— begin Input —

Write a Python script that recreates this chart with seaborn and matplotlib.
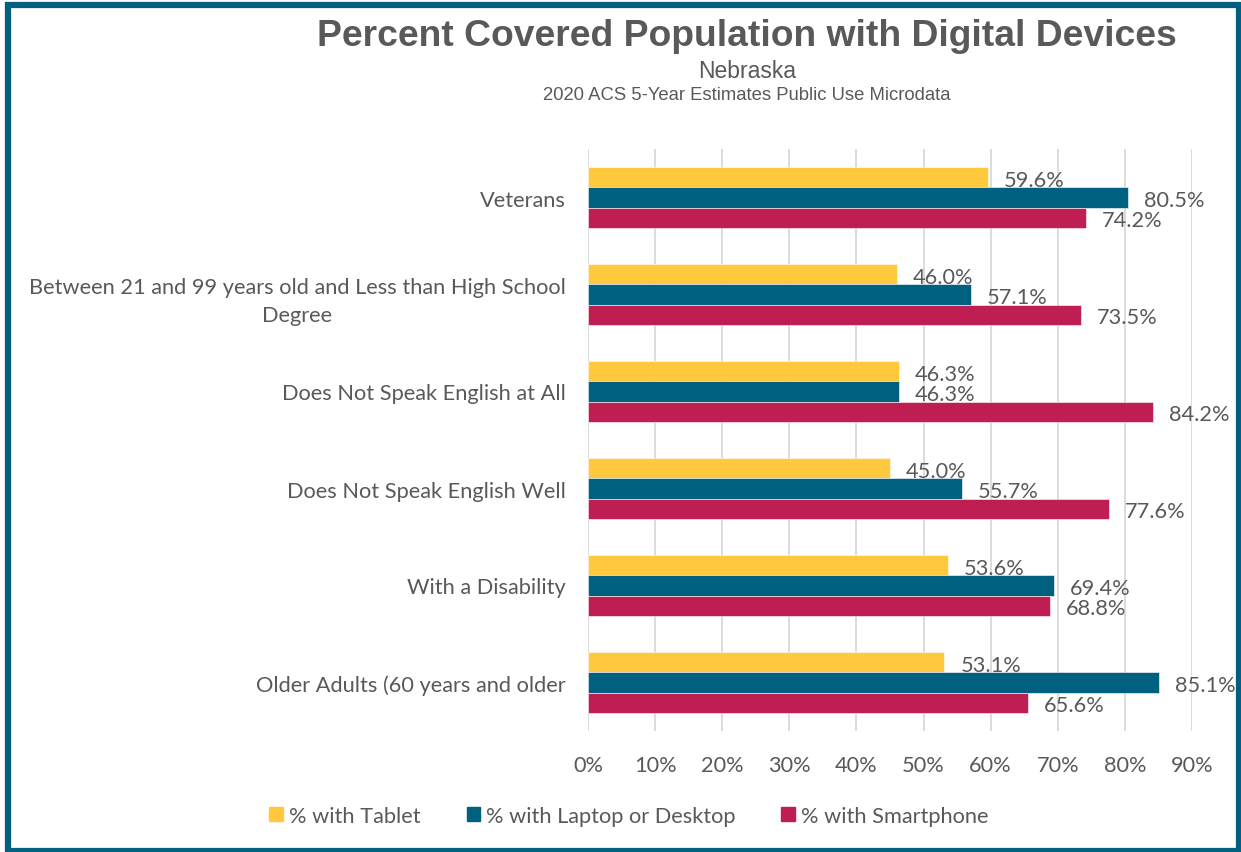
import matplotlib
matplotlib.use("Agg")
import matplotlib.pyplot as plt
import matplotlib.patches as mpatches
from matplotlib.ticker import PercentFormatter, MultipleLocator
import seaborn as sns
import pandas as pd

# Data
groups = [
    "Veterans",
    "Between 21 and 99 years old and Less than High School\nDegree",
    "Does Not Speak English at All",
    "Does Not Speak English Well",
    "With a Disability",
    "Older Adults (60 years and older",
]
devices = ["% with Tablet", "% with Laptop or Desktop", "% with Smartphone"]
tablet = [59.6, 46.0, 46.3, 45.0, 53.6, 53.1]
laptop = [80.5, 57.1, 46.3, 55.7, 69.4, 85.1]
smartphone = [74.2, 73.5, 84.2, 77.6, 68.8, 65.6]

colors = ["#FFC83D", "#00607F", "#BE1E52"]
text_gray = "#595959"
label_font = ["Lato", "DejaVu Sans"]
fs = 15.7

df = pd.DataFrame({
    "group": groups * 3,
    "device": [d for d in devices for _ in groups],
    "value": tablet + laptop + smartphone,
})

sns.set_theme(style="white")
plt.rcParams["font.family"] = label_font

fig = plt.figure(figsize=(12.41, 8.53), dpi=100)
ax = fig.add_axes([588 / 1241, 1 - 732 / 853, (1192 - 588) / 1241, (732 - 150) / 853])

sns.barplot(data=df, y="group", x="value", hue="device", order=groups,
            hue_order=devices, palette=colors, saturation=1, width=0.62, orient="h",
            edgecolor="white", linewidth=0.4, ax=ax)

ax.set_xlim(0, 90)
ax.set_ylim(len(groups) - 0.5, -0.5)
ax.xaxis.set_major_locator(MultipleLocator(10))
ax.xaxis.set_major_formatter(PercentFormatter(decimals=0))
ax.grid(axis="x", color="#D9D9D9", linewidth=1.3)
ax.set_axisbelow(True)
for s in ax.spines.values():
    s.set_visible(False)
ax.set_xlabel("")
ax.set_ylabel("")
ax.tick_params(axis="x", length=0, pad=17, labelsize=fs, labelcolor=text_gray)
ax.tick_params(axis="y", length=0, pad=16, labelsize=fs, labelcolor=text_gray)
for t in ax.get_yticklabels():
    t.set_multialignment("center")
    t.set_linespacing(1.55)

# Value labels, set slightly below the bar centre
for cont in ax.containers:
    texts = ax.bar_label(cont, labels=[f"{v:.1f}%" for v in cont.datavalues],
                         padding=11.5, fontsize=fs, color=text_gray)
    for t in texts:
        t.xyann = (11.5, -1.8)

ax.legend_.remove()
handles = [mpatches.Patch(color=c, label=d) for c, d in zip(colors, devices)]
fig.legend(handles=handles, loc="center", bbox_to_anchor=(629 / 1241, 1 - 817 / 853),
           ncol=3, frameon=False, fontsize=fs, labelcolor=text_gray,
           handlelength=0.6, handleheight=0.6, handletextpad=0.3, columnspacing=2.1)

fig.text(747 / 1241, 1 - 36 / 853, "Percent Covered Population with Digital Devices",
         ha="center", va="center", fontsize=26.8, fontweight="bold",
         color=text_gray, family="Liberation Sans")
fig.text(747 / 1241, 1 - 71 / 853, "Nebraska", ha="center", va="center",
         fontsize=16.5, color=text_gray, family="Liberation Sans")
fig.text(747 / 1241, 1 - 96 / 853, "2020 ACS 5-Year Estimates Public Use Microdata",
         ha="center", va="center", fontsize=13.3, color=text_gray, family="Liberation Sans")

# Outer frame
fig.patches.append(mpatches.Rectangle((7.5 / 1241, 1.5 / 853), 1 - 10 / 1241, 1 - 7 / 853,
                                      transform=fig.transFigure, fill=False,
                                      edgecolor="#00607F", linewidth=4.5))

fig.savefig("out.png", dpi=100)
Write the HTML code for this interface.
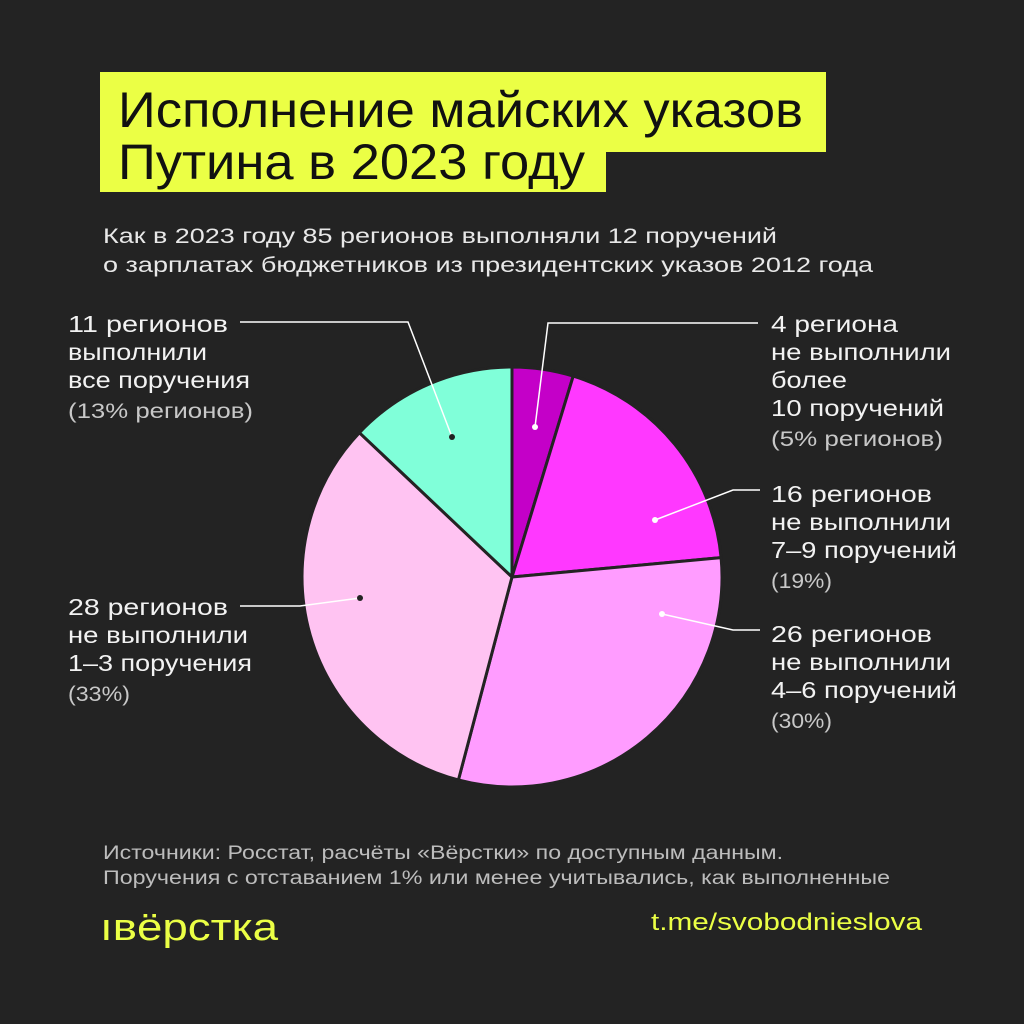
<!DOCTYPE html>
<html><head><meta charset="utf-8"><style>
html,body{margin:0;padding:0;background:#232323;}
svg{display:block;font-family:"Liberation Sans","DejaVu Sans",sans-serif;}
</style></head><body>
<svg width="1024" height="1024" viewBox="0 0 1024 1024">
<rect width="1024" height="1024" fill="#232323"/>
<rect x="100" y="72" width="726" height="80" fill="#ebff45"/>
<rect x="100" y="150" width="506" height="42" fill="#ebff45"/>
<g font-size="50" fill="#111" lengthAdjust="spacingAndGlyphs">
<text x="118" y="127" textLength="685" lengthAdjust="spacingAndGlyphs">Исполнение майских указов</text>
<text x="118" y="179" textLength="467" lengthAdjust="spacingAndGlyphs">Путина в 2023 году</text>
</g>
<g font-size="21" fill="#e8e8e8">
<text x="103" y="243" textLength="674" lengthAdjust="spacingAndGlyphs">Как в 2023 году 85 регионов выполняли 12 поручений</text>
<text x="103" y="272" textLength="770" lengthAdjust="spacingAndGlyphs">о зарплатах бюджетников из президентских указов 2012 года</text>
</g>
<g stroke="#232323" stroke-width="3" stroke-linejoin="round">
<path d="M512,577 L512,367 A210,210 0 0 1 573.2,376.1 Z" fill="#c400c8"/>
<path d="M512,577 L573.2,376.1 A210,210 0 0 1 721.1,557.6 Z" fill="#ff38ff"/>
<path d="M512,577 L721.1,557.6 A210,210 0 0 1 458.4,780 Z" fill="#ff9cff"/>
<path d="M512,577 L458.4,780 A210,210 0 0 1 359.4,432.7 Z" fill="#ffc3f2"/>
<path d="M512,577 L359.4,432.7 A210,210 0 0 1 512,367 Z" fill="#80ffd9"/>
</g>
<g stroke="#fff" stroke-width="1.5" fill="none">
<polyline points="240,322 408,322 452,437"/>
<polyline points="535,427 548,323 758,323"/>
<polyline points="655,520 733,490 760,490"/>
<polyline points="662,614 733,630 760,630"/>
<polyline points="360,598 300,606 240,606"/>
</g>
<g fill="#222"><circle cx="452" cy="437" r="3"/><circle cx="360" cy="598" r="3"/></g>
<g fill="#fff"><circle cx="535" cy="427" r="3"/><circle cx="655" cy="520" r="3"/><circle cx="662" cy="614" r="3"/></g>
<g font-size="23" fill="#f2f2f2">
<text x="68" y="332" textLength="160" lengthAdjust="spacingAndGlyphs">11 регионов</text>
<text x="68" y="360" textLength="139" lengthAdjust="spacingAndGlyphs">выполнили</text>
<text x="68" y="388" textLength="182" lengthAdjust="spacingAndGlyphs">все поручения</text>
<text x="771" y="332" textLength="127" lengthAdjust="spacingAndGlyphs">4 региона</text>
<text x="771" y="360" textLength="180" lengthAdjust="spacingAndGlyphs">не выполнили</text>
<text x="771" y="388" textLength="76" lengthAdjust="spacingAndGlyphs">более</text>
<text x="771" y="416" textLength="173" lengthAdjust="spacingAndGlyphs">10 поручений</text>
<text x="771" y="502" textLength="161" lengthAdjust="spacingAndGlyphs">16 регионов</text>
<text x="771" y="530" textLength="180" lengthAdjust="spacingAndGlyphs">не выполнили</text>
<text x="771" y="558" textLength="186" lengthAdjust="spacingAndGlyphs">7–9 поручений</text>
<text x="771" y="642" textLength="161" lengthAdjust="spacingAndGlyphs">26 регионов</text>
<text x="771" y="670" textLength="180" lengthAdjust="spacingAndGlyphs">не выполнили</text>
<text x="771" y="698" textLength="186" lengthAdjust="spacingAndGlyphs">4–6 поручений</text>
<text x="68" y="615" textLength="160" lengthAdjust="spacingAndGlyphs">28 регионов</text>
<text x="68" y="643" textLength="180" lengthAdjust="spacingAndGlyphs">не выполнили</text>
<text x="68" y="671" textLength="184" lengthAdjust="spacingAndGlyphs">1–3 поручения</text>
</g>
<g font-size="21" fill="#c8c8c8">
<text x="68" y="418" textLength="185" lengthAdjust="spacingAndGlyphs">(13% регионов)</text>
<text x="771" y="446" textLength="172" lengthAdjust="spacingAndGlyphs">(5% регионов)</text>
<text x="771" y="588" textLength="61" lengthAdjust="spacingAndGlyphs">(19%)</text>
<text x="771" y="728" textLength="61" lengthAdjust="spacingAndGlyphs">(30%)</text>
<text x="68" y="701" textLength="62" lengthAdjust="spacingAndGlyphs">(33%)</text>
</g>
<g font-size="19" fill="#bdbdbd">
<text x="103" y="859" textLength="680" lengthAdjust="spacingAndGlyphs">Источники: Росстат, расчёты «Вёрстки» по доступным данным.</text>
<text x="103" y="884" textLength="787" lengthAdjust="spacingAndGlyphs">Поручения с отставанием 1% или менее учитывались, как выполненные</text>
</g>
<text x="100" y="940" font-size="38" fill="#ebff45" textLength="178" lengthAdjust="spacingAndGlyphs">ıвёрстка</text>
<text x="651" y="930" font-size="24" fill="#ebff45" textLength="271" lengthAdjust="spacingAndGlyphs">t.me/svobodnieslova</text>
</svg>
</body></html>
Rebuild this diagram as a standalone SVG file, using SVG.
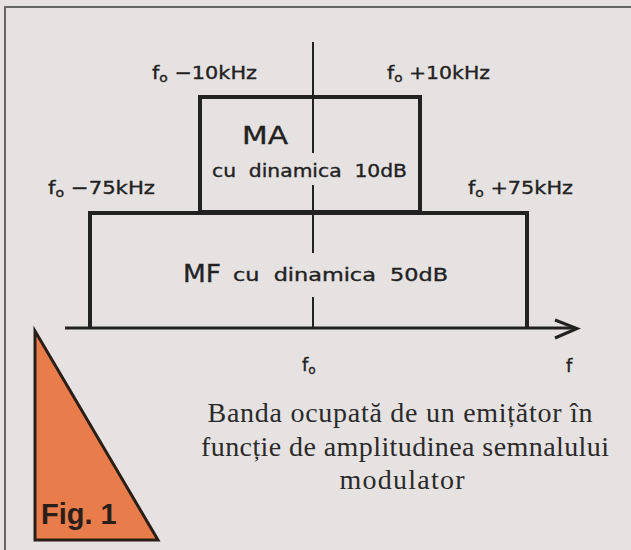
<svg xmlns="http://www.w3.org/2000/svg" width="631" height="550" viewBox="0 0 631 550">
<style>
.lbl{font-family:"DejaVu Sans",sans-serif;fill:#222;stroke:#222;stroke-width:0.35;}
.sub{font-size:12px;}
.box{fill:none;stroke:#222;stroke-width:4;}
.cap{font-family:"Liberation Serif",serif;font-size:28px;fill:#2a2a2a;text-anchor:middle;}
</style>
<rect x="0" y="0" width="631" height="550" fill="#e7e2e2"/>
<path d="M5,550 V7 H631" fill="none" stroke="#666" stroke-width="2"/>
<g id="connectors">
<path d="M313,42 V153 M313,185 V253 M313,297 V328" stroke="#222" stroke-width="2" fill="none"/>
<path d="M65,328 H575" stroke="#222" stroke-width="3" fill="none"/>
<path d="M555,320 L577,328.5 L555,338" stroke="#222" stroke-width="3" fill="none"/>
</g>
<g id="ma-box">
<rect class="box" x="200" y="97" width="220" height="115"/>
<text class="lbl" x="242" y="144" font-size="25" textLength="46" lengthAdjust="spacingAndGlyphs">MA</text>
<text class="lbl" x="212" y="177" font-size="17" textLength="195" lengthAdjust="spacingAndGlyphs" xml:space="preserve">cu  dinamica  10dB</text>
</g>
<g id="mf-box">
<path class="box" d="M90,328 V213 H527 V328"/>
<text class="lbl" x="183" y="282" font-size="25" textLength="38" lengthAdjust="spacingAndGlyphs">MF</text>
<text class="lbl" x="233" y="281" font-size="17" textLength="215" lengthAdjust="spacingAndGlyphs" xml:space="preserve">cu  dinamica  50dB</text>
</g>
<g id="labels">
<text class="lbl" x="152" y="79" font-size="18" textLength="105" lengthAdjust="spacingAndGlyphs">f<tspan class="sub" dy="3">o</tspan><tspan dy="-3"> −10kHz</tspan></text>
<text class="lbl" x="387" y="79" font-size="18" textLength="103" lengthAdjust="spacingAndGlyphs">f<tspan class="sub" dy="3">o</tspan><tspan dy="-3"> +10kHz</tspan></text>
<text class="lbl" x="48" y="194" font-size="18" textLength="107" lengthAdjust="spacingAndGlyphs">f<tspan class="sub" dy="3">o</tspan><tspan dy="-3"> −75kHz</tspan></text>
<text class="lbl" x="468" y="194" font-size="18" textLength="105" lengthAdjust="spacingAndGlyphs">f<tspan class="sub" dy="3">o</tspan><tspan dy="-3"> +75kHz</tspan></text>
<text class="lbl" x="302" y="371" font-size="18">f<tspan class="sub" dy="3">o</tspan></text>
<text class="lbl" x="566" y="372" font-size="18">f</text>
</g>
<g id="caption">
<text class="cap" x="400" y="422" textLength="385">Banda ocupată de un emițător în</text>
<text class="cap" x="405" y="456" textLength="408">funcție de amplitudinea semnalului</text>
<text class="cap" x="402" y="489" textLength="125">modulator</text>
</g>
<g id="fig">
<path d="M35,331 V540 H158 Z" fill="#e97c4b" stroke="#2a1e18" stroke-width="3" stroke-linejoin="miter"/>
<text x="41" y="524" font-family="Liberation Sans,sans-serif" font-weight="bold" font-size="29" fill="#2a1e18">Fig. 1</text>
</g>
</svg>
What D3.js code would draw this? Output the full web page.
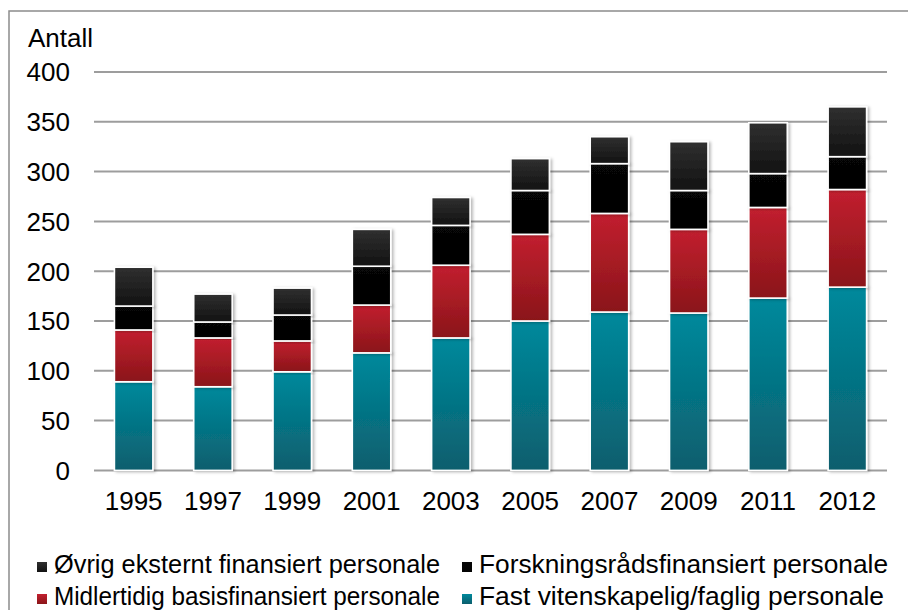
<!DOCTYPE html>
<html lang="no">
<head>
<meta charset="UTF-8">
<title>Antall personale</title>
<script src="https://d3js.org/d3.v7.min.js"></script>
<style>
  body { margin: 0; background: #fff; }
  svg { display: block; font-family: "Liberation Sans", Arial, sans-serif; }
</style>
</head>
<body>
<svg id="chart" width="908" height="610"></svg>
<script>
// data
var years = ["1995", "1997", "1999", "2001", "2003", "2005", "2007", "2009", "2011", "2012"];
var fast      = [89, 84, 99, 118, 133, 150, 159, 158, 173, 184];
var midlert   = [52, 49, 31, 48, 73, 87, 99, 84, 91, 98];
var forskning = [24, 16, 26, 39, 40, 44, 50, 39, 34, 33];
var ovrig     = [39, 28, 27, 37, 28, 32, 27, 49, 51, 50];
var yTicks = [0, 50, 100, 150, 200, 250, 300, 350, 400];

var seriesNames = ["Fast vitenskapelig/faglig personale", "Midlertidig basisfinansiert personale",
                   "Forskningsrådsfinansiert personale", "Øvrig eksternt finansiert personale"];
var keys = ["fast", "midlert", "forskning", "ovrig"];
// gradient top/bottom per series
var grad = {
  fast:      ["#00899c", "#0b5e6d"],
  midlert:   ["#c2202f", "#8a1519"],
  forskning: ["#070707", "#030303"],
  ovrig:     ["#303030", "#121212"]
};

var rows = years.map(function(y, i) {
  return { year: y, fast: fast[i], midlert: midlert[i], forskning: forskning[i], ovrig: ovrig[i] };
});

var svg = d3.select("#chart");

var x = d3.scaleBand().domain(years).range([94, 887]).paddingInner(0.515).paddingOuter(0.2575);
var y = d3.scaleLinear().domain([0, 400]).range([470.4, 72]);

var defs = svg.append("defs");
keys.forEach(function(k) {
  var g = defs.append("linearGradient").attr("id", "g-" + k)
    .attr("x1", 0).attr("y1", 0).attr("x2", 0).attr("y2", 1);
  g.append("stop").attr("offset", "0%").attr("stop-color", grad[k][0]);
  g.append("stop").attr("offset", "100%").attr("stop-color", grad[k][1]);
});
var f = defs.append("filter").attr("id", "shadow")
  .attr("x", "-20%").attr("y", "-10%").attr("width", "150%").attr("height", "120%");
f.append("feDropShadow").attr("dx", 2).attr("dy", 1).attr("stdDeviation", 1.6)
  .attr("flood-color", "#000").attr("flood-opacity", 0.28);

// outer frame
svg.append("rect").attr("x", 9).attr("y", 11).attr("width", 930).attr("height", 640)
  .attr("fill", "none").attr("stroke", "#8c8c8c").attr("stroke-width", 1.5);

// gridlines
svg.append("g").selectAll("line").data(yTicks).enter().append("line")
  .attr("x1", 94).attr("x2", 887)
  .attr("y1", function(d) { return y(d); }).attr("y2", function(d) { return y(d); })
  .attr("stroke", "#9d9d9d").attr("stroke-width", 2);

// y tick labels
svg.append("g").selectAll("text").data(yTicks).enter().append("text")
  .attr("x", 70).attr("y", function(d) { return y(d); }).attr("dy", "0.36em")
  .attr("text-anchor", "end").attr("font-size", 26).attr("fill", "#000")
  .text(function(d) { return d; });

svg.append("text").attr("x", 28).attr("y", 47).attr("font-size", 26).text("Antall");

// stacked bars
var stack = d3.stack().keys(keys)(rows);
var layers = svg.append("g").selectAll("g").data(stack).enter().append("g")
  .attr("fill", function(d) { return "url(#g-" + d.key + ")"; });

layers.selectAll("rect").data(function(d) { return d; }).enter().append("rect")
  .attr("x", function(d) { return x(d.data.year); })
  .attr("width", x.bandwidth())
  .attr("y", function(d) { return y(d[1]); })
  .attr("height", function(d) { return y(d[0]) - y(d[1]); })
  .attr("stroke", "#fff").attr("stroke-width", 1.6)
  .attr("filter", "url(#shadow)");

// x labels
svg.append("g").selectAll("text").data(years).enter().append("text")
  .attr("x", function(d) { return x(d) + x.bandwidth() / 2; })
  .attr("y", 510).attr("text-anchor", "middle").attr("font-size", 26)
  .text(function(d) { return d; });

// legend
var legendItems = [
  { key: "ovrig", label: seriesNames[3], x: 37, y: 573, w: 386 },
  { key: "forskning", label: seriesNames[2], x: 462, y: 573, w: 409 },
  { key: "midlert", label: seriesNames[1], x: 37, y: 605, w: 386 },
  { key: "fast", label: seriesNames[0], x: 462, y: 605, w: 405 }
];
var lg = svg.append("g").selectAll("g").data(legendItems).enter().append("g");
lg.append("rect")
  .attr("x", function(d) { return d.x; }).attr("y", function(d) { return d.y - 11; })
  .attr("width", 10).attr("height", 10)
  .attr("fill", function(d) { return "url(#g-" + d.key + ")"; });
lg.append("text")
  .attr("x", function(d) { return d.x + 17; }).attr("y", function(d) { return d.y; })
  .attr("font-size", 25)
  .attr("textLength", function(d) { return d.w; }).attr("lengthAdjust", "spacingAndGlyphs")
  .text(function(d) { return d.label; });
</script>
</body>
</html>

— end Input —

» Requirements
Provide only the count of lines in the data above that include the string "Write".

» Output
2